To Pakistan the message was meant to be like this: India is no longer willing to tolerate attacks you facilitate through proxies. From now on, the cost of such misadventure would be heavy on you. Also, acknowledge our military prowess. You are no match to us, nukes or no nukes.

By all indication, the rogue neighbour is not impressed. The escalation of militancy in Kashmir, the spike in the number of cease-fire violations and the attacks on our security personnel suggest that Pakistan is not exactly trembling with fear at the mention of India, the primary intention of India. After the surgical strikes post Uri, we had daring attacks at Nagrota, Sanjuwan, and Pulwama. The number of fatalities involving our soldiers is marginally up though more militants have died during the period.

However, the more important message, from the ruling establishment to the domestic audience, was political. It was played up to highlight the muscular approach of the current leadership, a surefire way to enhance image among the public and to deflate the opposition. The latter is still in a bind on how to respond to the situation. It was in calibration with the anti-Pakistan frenzy orchestrated by the media.

Clearly, electoral goals were in mind and the post-Pulwama airstrike was the perfect opportunity to exploit it politically. However, it is yet to be seen whether it reaps electoral dividend. Former prime minister Atal Behari Vajpayee enjoyed similar high public approval after Kargil. And the elections went his way.

WHERE ARE THE JOBS?

Elections 2014 were about jobs and aspiration of the youth. The then UPA government was castigated for not creating enough jobs for the youth. Five years on, the situation is no better. It is perhaps worse. Data from Centre for Monitoring Indian Economy (CMIE) is depressing indeed. It says 9.1 million jobs were lost in rural India and 1.8 million in urban India in 2018. Rural India accounts for 84 per cent of job losses, according to its report. The unemployment rate stood at 7.4 per cent at the end of 2018, the losers being mostly women.

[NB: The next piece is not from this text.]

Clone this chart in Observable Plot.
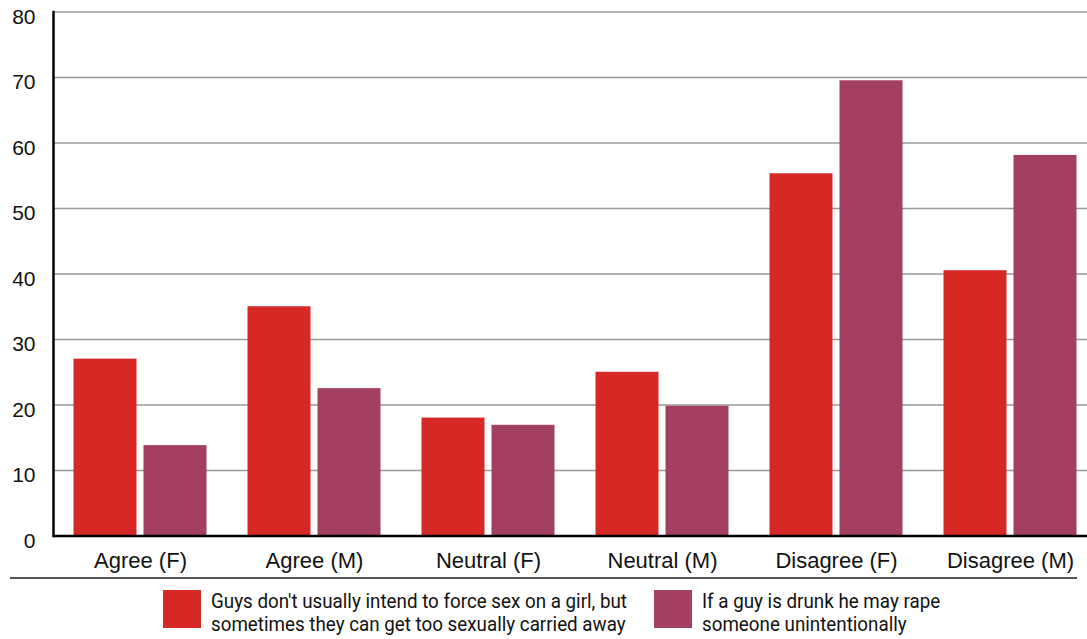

Investment, according to the report, has dipped across the board, with all major sectors showing signs of a slowdown. This means the scope for creation of new jobs has shrunk. Demonetisation and poor implementation of GST continues to affect businesses, at least at the lower end. How does this square with an aspirational India? Well, it does not. Is the war rhetoric going around an attempt to distract public attention from the issue of jobs? The jury is out.

The current noise about war and Hindutva also drowns out real issues that involve farmers and ordinary people at the bottom of the economic and social pyramid. Is it deliberate? Quite possible. Success has been difficult to come by for the government on several fronts. The gap between promise and delivery remains wide.

Perhaps the results of the 2019 general election will finally clear the confusion all around and separate real from the surreal. Let’s keep our fingers crossed.